Using the listing below, copy every line that mentions "this".
** Start of Given data **
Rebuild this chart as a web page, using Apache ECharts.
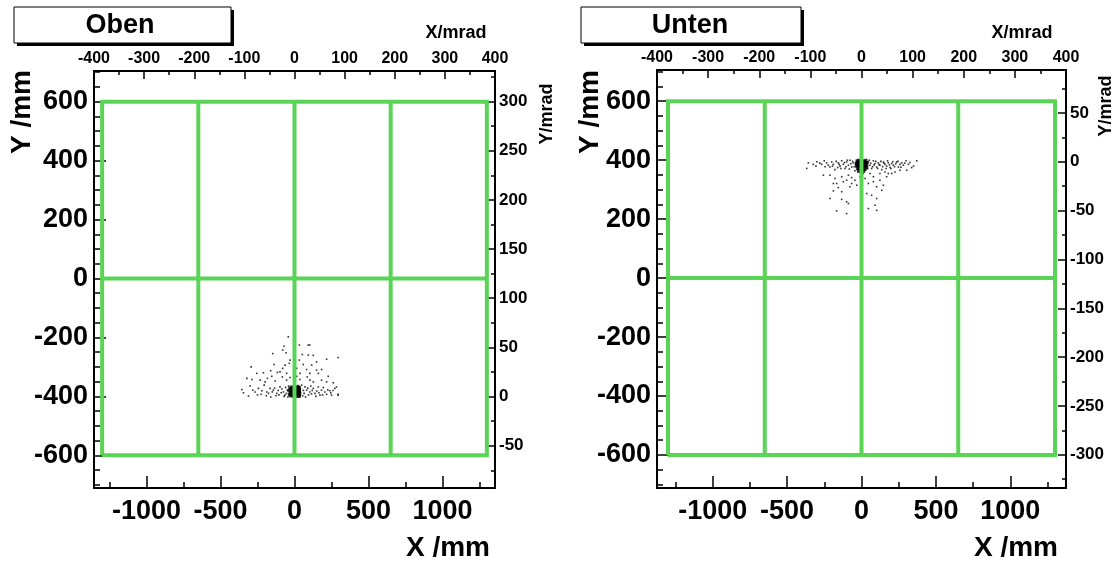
<!DOCTYPE html>
<html>
<head>
<meta charset="utf-8">
<script src="https://cdn.jsdelivr.net/npm/echarts@6/dist/echarts.min.js"></script>
<style>html,body{margin:0;padding:0;background:#fff}#c{width:1120px;height:561px}</style>
</head>
<body>
<div id="c"></div>
<script>
// ---------------- data ----------------
const panelTitles = ['Oben', 'Unten'];
const gridXmm = [-1300, -650, 0, 650, 1300];
const gridYmm = [-600, 0, 600];
const xMmLabels = [-1000, -500, 0, 500, 1000];
const xMmMinor = [-1250, -750, -250, 250, 750, 1250];
const yMmLabels = [-600, -400, -200, 0, 200, 400, 600];
const yMmMinor = [-700, -650, -550, -500, -450, -350, -300, -250, -150, -100, -50, 50, 100, 150, 250, 300, 350, 450, 500, 550, 650, 700];
const xMradLabels = [-400, -300, -200, -100, 0, 100, 200, 300, 400];
const xMradMinor = [-350, -250, -150, -50, 50, 150, 250, 350];
const yMradLabelsOben = [-50, 0, 50, 100, 150, 200, 250, 300];
const yMradMinorOben = [-75, -25, 25, 75, 125, 175, 225, 275, 325];
const yMradLabelsUnten = [-300, -250, -200, -150, -100, -50, 0, 50];
const yMradMinorUnten = [-325, -275, -225, -175, -125, -75, -25, 25, 75];

// hits, Oben (x mm, y mm)
const obenSparse = [[-42,-198],[33,-226],[93,-226],[104,-226],[-71,-230],[-80,-243],[-147,-255],[-57,-252],[53,-258],[93,-260],[127,-261],[295,-268],[-30,-277],[33,-277],[217,-274],[149,-283],[-64,-294],[-35,-288],[-293,-300],[-138,-292],[59,-292],[116,-294],[-80,-305],[15,-305],[82,-309],[149,-311],[183,-309],[-255,-322],[-210,-320],[-161,-313],[-98,-317],[-116,-319],[-53,-322],[37,-322],[104,-322],[161,-322],[228,-332],[-183,-339],[-154,-332],[-82,-334],[-30,-336],[15,-332],[86,-334],[-322,-339],[-288,-343],[-232,-345],[-199,-351],[-131,-348],[-53,-345],[37,-343],[104,-345],[127,-351],[183,-345],[217,-351],[262,-354]];
const obenBand = [[-356,-377],[-345,-388],[-300,-365],[-282,-379],[-266,-385],[-244,-373],[-221,-381],[-311,-399],[-226,-393],[-187,-385],[-165,-373],[-143,-379],[-120,-390],[-98,-368],[-75,-385],[-64,-396],[-48,-379],[-30,-373],[48,-362],[71,-368],[82,-379],[104,-385],[127,-373],[138,-390],[161,-368],[172,-396],[183,-379],[205,-385],[217,-393],[239,-381],[250,-396],[273,-373],[295,-396],[284,-368],[295,-393],[-250,-395],[-205,-362],[-190,-398],[-175,-390],[-160,-402],[-150,-385],[-135,-372],[-125,-398],[-110,-380],[-105,-395],[-90,-388],[-85,-375],[-70,-400],[-60,-370],[-55,-390],[-45,-402],[-40,-365],[-35,-395],[-25,-383],[-20,-400],[-15,-370],[55,-398],[60,-380],[65,-390],[75,-402],[90,-372],[95,-395],[110,-365],[115,-392],[120,-380],[145,-400],[150,-382],[165,-388],[190,-395],[195,-370],[225,-378],[245,-388],[260,-380]];
const obenCore = [[-38,-380],[-35,-392],[-32,-372],[-30,-398],[-28,-385],[-25,-376],[-22,-390],[-20,-368],[-18,-395],[-15,-382],[-12,-375],[-10,-400],[-8,-388],[-5,-378],[-3,-393],[0,-370],[2,-385],[5,-398],[8,-376],[10,-390],[12,-368],[14,-380],[15,-395],[17,-372],[18,-386],[20,-400],[21,-378],[22,-392],[24,-366],[25,-384],[26,-398],[27,-374],[28,-388],[30,-380],[31,-394],[32,-370],[33,-386],[34,-400],[35,-376],[36,-390],[22,-382],[26,-378],[30,-372],[19,-395],[28,-396],[33,-380],[24,-388],[16,-384],[20,-374],[31,-386]];

// hits, Unten (x mm, y mm)
const untenBand = [[-357,391],[-368,372],[-324,386],[-306,380],[-268,386],[-234,391],[-223,383],[-212,377],[-200,394],[-189,386],[-178,368],[-156,391],[-144,380],[-133,398],[-122,386],[-111,372],[-100,394],[-88,383],[-77,400],[-66,377],[-55,391],[-44,364],[-32,394],[-21,380],[46,394],[57,383],[68,372],[80,398],[91,389],[102,377],[113,391],[124,383],[136,368],[147,394],[158,386],[169,380],[180,391],[192,375],[203,389],[214,383],[236,394],[248,377],[259,386],[270,391],[281,383],[299,398],[315,386],[337,375],[371,398],[-300,395],[-280,390],[-250,398],[-245,378],[-195,380],[-170,396],[-160,375],[-150,386],[-138,372],[-115,392],[-105,378],[-95,400],[-82,370],[-72,388],[-60,396],[-50,378],[-40,386],[-28,370],[-25,399],[-15,390],[30,386],[40,372],[52,400],[62,390],[75,378],[85,384],[96,396],[108,372],[118,385],[130,396],[142,378],[152,390],[165,372],[175,398],[188,384],[198,372],[210,395],[222,378],[230,388],[245,396],[265,376],[290,390],[325,392],[350,380]];
const untenSparse = [[-256,349],[-189,321],[-167,321],[-156,307],[-122,327],[-100,332],[-77,310],[-66,321],[-44,332],[-32,315],[-189,296],[-133,293],[-212,270],[-133,267],[-100,259],[-88,253],[-167,228],[-100,219],[24,338],[46,321],[80,327],[102,310],[124,332],[136,298],[147,315],[169,344],[180,355],[35,287],[68,281],[102,270],[46,236],[91,247],[102,230],[-10,344],[12,355],[57,355],[80,344],[124,355],[158,360],[203,355],[225,360],[259,366],[304,366],[-212,349],[-178,338],[-133,344],[-88,349],[-66,341]];
const untenCore = [[-35,390],[-32,378],[-30,398],[-28,384],[-25,370],[-22,394],[-20,380],[-18,400],[-15,388],[-12,372],[-10,396],[-8,382],[-5,390],[-3,376],[0,400],[3,386],[5,366],[8,394],[10,380],[12,398],[14,372],[16,388],[18,378],[20,396],[22,384],[24,368],[26,392],[28,380],[30,400],[32,386],[35,374],[38,392],[-26,388],[-16,394],[-6,386],[6,392],[16,382],[26,386],[36,382],[-34,384],[-12,380],[0,378],[10,388],[20,388],[30,392],[-20,362],[15,362],[-5,364]];

// ---------------- chart ----------------
const FONT = '"Liberation Sans", Arial, Helvetica, sans-serif';
const GREEN = '#59d454';

function mkAxis(o) {
  const a = {
    type: 'value', gridIndex: o.g, position: o.pos, min: o.min, max: o.max, offset: 0,
    axisLine: { show: !!o.line, onZero: false, lineStyle: { color: '#000', width: 2 } },
    axisTick: { show: true, inside: true, length: o.len, customValues: o.ticks, lineStyle: { color: '#000', width: 1.5 } },
    axisLabel: { show: false },
    splitLine: { show: false }, minorTick: { show: false }, splitArea: { show: false },
    axisPointer: { show: false }
  };
  if (o.labels) {
    a.axisLabel = { show: true, customValues: o.labels, formatter: v => String(v), fontFamily: FONT,
      fontWeight: 'bold', fontSize: o.fs, color: '#000', margin: o.margin };
  }
  return a;
}

const panels = [
  { grid: { left: 94, top: 71, width: 401, height: 417 }, xmm: [-1355, 1355], ymm: [-711, 704], ymrad: [-93, 331],
    mradLabels: yMradLabelsOben, mradMinor: yMradMinorOben, pts: [obenSparse, obenBand], core: obenCore },
  { grid: { left: 657, top: 70, width: 409, height: 418 }, xmm: [-1374, 1374], ymm: [-712, 706], ymrad: [-334, 94],
    mradLabels: yMradLabelsUnten, mradMinor: yMradMinorUnten, pts: [untenSparse, untenBand], core: untenCore }
];

const grids = [], xAxes = [], yAxes = [], series = [];
panels.forEach((p, i) => {
  grids.push(Object.assign({ containLabel: false }, p.grid));
  const xi = xAxes.length, yi = yAxes.length;
  xAxes.push(mkAxis({ g: i, pos: 'bottom', min: p.xmm[0], max: p.xmm[1], line: true, len: 12, ticks: xMmLabels, labels: xMmLabels, fs: 27, margin: 10 }));
  xAxes.push(mkAxis({ g: i, pos: 'bottom', min: p.xmm[0], max: p.xmm[1], len: 6, ticks: xMmMinor }));
  xAxes.push(mkAxis({ g: i, pos: 'top', min: -400, max: 400, line: true, len: 8, ticks: xMradLabels, labels: xMradLabels, fs: 16, margin: 4 }));
  xAxes.push(mkAxis({ g: i, pos: 'top', min: -400, max: 400, len: 4, ticks: xMradMinor }));
  yAxes.push(mkAxis({ g: i, pos: 'left', min: p.ymm[0], max: p.ymm[1], line: true, len: 12, ticks: yMmLabels, labels: yMmLabels, fs: 27, margin: 6 }));
  yAxes.push(mkAxis({ g: i, pos: 'left', min: p.ymm[0], max: p.ymm[1], len: 6, ticks: yMmMinor }));
  yAxes.push(mkAxis({ g: i, pos: 'right', min: p.ymrad[0], max: p.ymrad[1], line: true, len: 8, ticks: p.mradLabels, labels: p.mradLabels, fs: 17, margin: 4 }));
  yAxes.push(mkAxis({ g: i, pos: 'right', min: p.ymrad[0], max: p.ymrad[1], len: 4, ticks: p.mradMinor }));

  p.pts.forEach(d => series.push({ type: 'scatter', xAxisIndex: xi, yAxisIndex: yi, data: d, symbol: 'rect',
    symbolSize: 1.6, itemStyle: { color: '#000' }, silent: true, z: 2 }));
  series.push({ type: 'scatter', xAxisIndex: xi, yAxisIndex: yi, data: p.core, symbol: 'rect',
    symbolSize: 3, itemStyle: { color: '#000' }, silent: true, z: 2 });

  const gx0 = gridXmm[0], gx1 = gridXmm[gridXmm.length - 1];
  const gy0 = gridYmm[0], gy1 = gridYmm[gridYmm.length - 1];
  const segs = [{ coords: [[gx0, gy0], [gx1, gy0], [gx1, gy1], [gx0, gy1], [gx0, gy0]] }];
  gridXmm.slice(1, -1).forEach(x => segs.push({ coords: [[x, gy0], [x, gy1]] }));
  gridYmm.slice(1, -1).forEach(y => segs.push({ coords: [[gx0, y], [gx1, y]] }));
  series.push({ type: 'lines', coordinateSystem: 'cartesian2d', xAxisIndex: xi, yAxisIndex: yi, polyline: true,
    data: segs, lineStyle: { color: GREEN, width: 4, opacity: 1, join: 'miter' }, silent: true, z: 3 });
});

function txt(x, y, s, fs, opts) {
  return Object.assign({ type: 'text', x: x, y: y, silent: true,
    style: { text: s, fill: '#000', font: 'bold ' + fs + 'px ' + FONT, align: 'center', verticalAlign: 'middle' } }, opts || {});
}
function titleBox(x, y, w, h, s, tx) {
  return [
    { type: 'rect', shape: { x: x + 3, y: y + 3, width: w, height: h }, style: { fill: '#000' }, silent: true },
    { type: 'rect', shape: { x: x, y: y, width: w, height: h }, style: { fill: '#fff', stroke: '#000', lineWidth: 1 }, silent: true },
    txt(tx, y + h / 2 + 1, s, 27)
  ];
}

const graphics = [].concat(
  titleBox(14, 7, 217, 36, panelTitles[0], 120),
  titleBox(581, 7, 220, 36, panelTitles[1], 690),
  [
    txt(456, 33, 'X/mrad', 18),
    txt(1022, 33, 'X/mrad', 18),
    txt(547, 114, 'Y/mrad', 18, { rotation: Math.PI / 2 }),
    txt(1106, 106, 'Y/mrad', 18, { rotation: Math.PI / 2 }),
    txt(22, 112, 'Y /mm', 28, { rotation: Math.PI / 2 }),
    txt(590, 112, 'Y /mm', 28, { rotation: Math.PI / 2 }),
    txt(448, 548, 'X /mm', 28),
    txt(1016, 548, 'X /mm', 28)
  ]
);

const chart = echarts.init(document.getElementById('c'), null, { renderer: 'canvas' });
chart.setOption({
  animation: false,
  backgroundColor: '#fff',
  grid: grids,
  xAxis: xAxes,
  yAxis: yAxes,
  series: series,
  graphic: graphics
});
</script>
</body>
</html>
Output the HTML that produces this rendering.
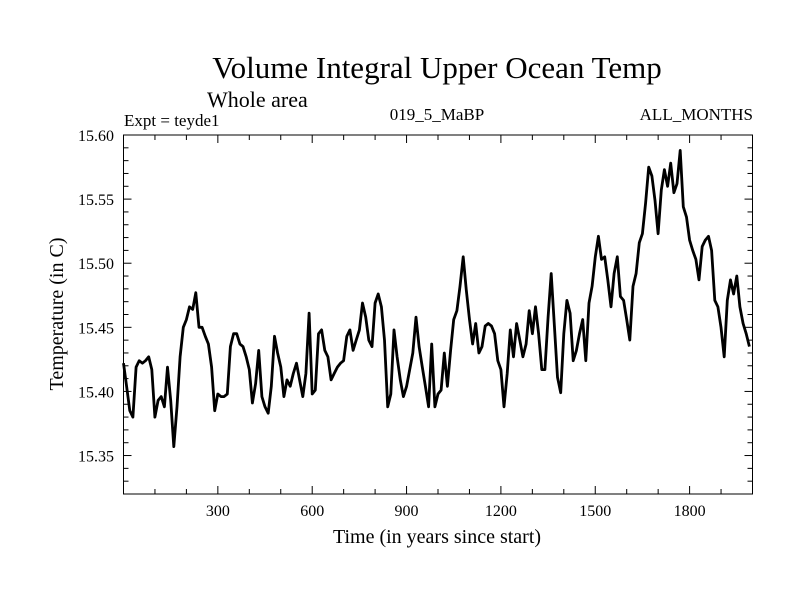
<!DOCTYPE html>
<html><head><meta charset="utf-8"><style>
body{margin:0;background:#fff;}
svg{display:block;font-family:"Liberation Serif",serif;}
</style></head><body>
<svg id="chart" width="800" height="600" viewBox="0 0 800 600">
<rect width="800" height="600" fill="#fff"/>
<text x="437" y="78" font-size="31" text-anchor="middle">Volume Integral Upper Ocean Temp</text>
<text x="207" y="107" font-size="22">Whole area</text>
<text x="124" y="126" font-size="17">Expt = teyde1</text>
<text x="437" y="120" font-size="17" text-anchor="middle">019_5_MaBP</text>
<text x="753" y="120" font-size="17" text-anchor="end">ALL_MONTHS</text>
<text x="437" y="543" font-size="20" text-anchor="middle">Time (in years since start)</text>
<text transform="translate(63,314) rotate(-90)" font-size="20" text-anchor="middle">Temperature (in C)</text>
<g id="axes"></g>
<path id="series" fill="none" stroke="#000" stroke-width="2.8" stroke-linejoin="round"/>
<rect x="123.5" y="135" width="629" height="359" fill="none" stroke="#000" stroke-width="1"/>
</svg>
<script>
const years0 = 0, yearStep = 10;
const temps = [
15.422,15.404,15.385,15.380,15.419,15.424,15.422,15.424,15.427,15.417,
15.380,15.393,15.396,15.388,15.419,15.393,15.357,15.388,15.427,15.450,
15.456,15.466,15.464,15.477,15.450,15.450,15.443,15.437,15.419,15.385,
15.398,15.396,15.396,15.398,15.435,15.445,15.445,15.437,15.435,15.427,
15.417,15.391,15.406,15.432,15.396,15.388,15.383,15.404,15.443,15.430,
15.419,15.396,15.409,15.404,15.414,15.422,15.409,15.396,15.414,15.461,
15.398,15.401,15.445,15.448,15.432,15.427,15.409,15.414,15.419,15.422,
15.424,15.443,15.448,15.432,15.440,15.448,15.469,15.458,15.440,15.435,
15.469,15.476,15.466,15.440,15.388,15.398,15.448,15.427,15.409,15.396,
15.404,15.417,15.430,15.458,15.435,15.419,15.404,15.388,15.437,15.388,
15.398,15.401,15.430,15.404,15.432,15.456,15.463,15.482,15.505,15.479,
15.456,15.437,15.453,15.430,15.435,15.451,15.453,15.451,15.445,15.424,
15.417,15.388,15.414,15.448,15.427,15.453,15.440,15.427,15.437,15.463,
15.445,15.466,15.445,15.417,15.417,15.458,15.492,15.451,15.411,15.399,
15.445,15.471,15.461,15.424,15.432,15.445,15.456,15.424,15.469,15.482,
15.505,15.521,15.503,15.505,15.487,15.466,15.492,15.505,15.474,15.471,
15.456,15.440,15.482,15.492,15.516,15.523,15.547,15.575,15.568,15.549,
15.523,15.557,15.573,15.560,15.578,15.555,15.562,15.588,15.544,15.536,
15.518,15.510,15.503,15.487,15.513,15.518,15.521,15.510,15.471,15.466,
15.450,15.427,15.471,15.487,15.476,15.490,15.466,15.453,15.445,15.435
];
const xTicks = [300,600,900,1200,1500,1800];
const yTicks = [15.35,15.40,15.45,15.50,15.55,15.60];
const L=123.5,R=752.5,T=135,B=494;
const xMin=0,xMax=2000,yMin=15.32,yMax=15.60;
function sx(v){return L+(v-xMin)/(xMax-xMin)*(R-L);}
function sy(v){return B-(v-yMin)/(yMax-yMin)*(B-T);}
const NS="http://www.w3.org/2000/svg";
const axes=document.getElementById('axes');
function line(x1,y1,x2,y2){const l=document.createElementNS(NS,'line');l.setAttribute('x1',x1);l.setAttribute('y1',y1);l.setAttribute('x2',x2);l.setAttribute('y2',y2);l.setAttribute('stroke','#000');l.setAttribute('stroke-width','1');axes.appendChild(l);return l;}
for(let v=100;v<2000;v+=100){const x=sx(v);const len=(v%300===0)?8:5;
 const a=line(x,B,x,B-len);
 
 
 const b=line(x,T,x,T+len);
 
 }
for(let i=1;i<28;i++){const v=yMin+i*0.01;const y=sy(v);const major=(Math.round(v*100)%5===0);const len=major?8:5;
 const a=line(L,y,L+len,y);
 
 
 const b=line(R,y,R-len,y);
 
 }
xTicks.forEach(v=>{const t=document.createElementNS(NS,'text');t.setAttribute('x',sx(v));t.setAttribute('y',516);t.setAttribute('font-size','16');t.setAttribute('text-anchor','middle');t.textContent=v;
 
 
 axes.appendChild(t);});
yTicks.forEach(v=>{const t=document.createElementNS(NS,'text');t.setAttribute('x',114);t.setAttribute('y',sy(v)+6);t.setAttribute('font-size','16');t.setAttribute('text-anchor','end');t.textContent=v.toFixed(2);
 
 
 axes.appendChild(t);});
let d='';temps.forEach((v,i)=>{const x=sx(years0+i*yearStep);d+=(i?'L':'M')+x.toFixed(1)+','+sy(v).toFixed(1);});
document.getElementById('series').setAttribute('d',d);
</script>
</body></html>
** End of Given data **
__The answer__:
Rebuild this chart as a web page, using Apache ECharts.
Output the HTML that produces this rendering.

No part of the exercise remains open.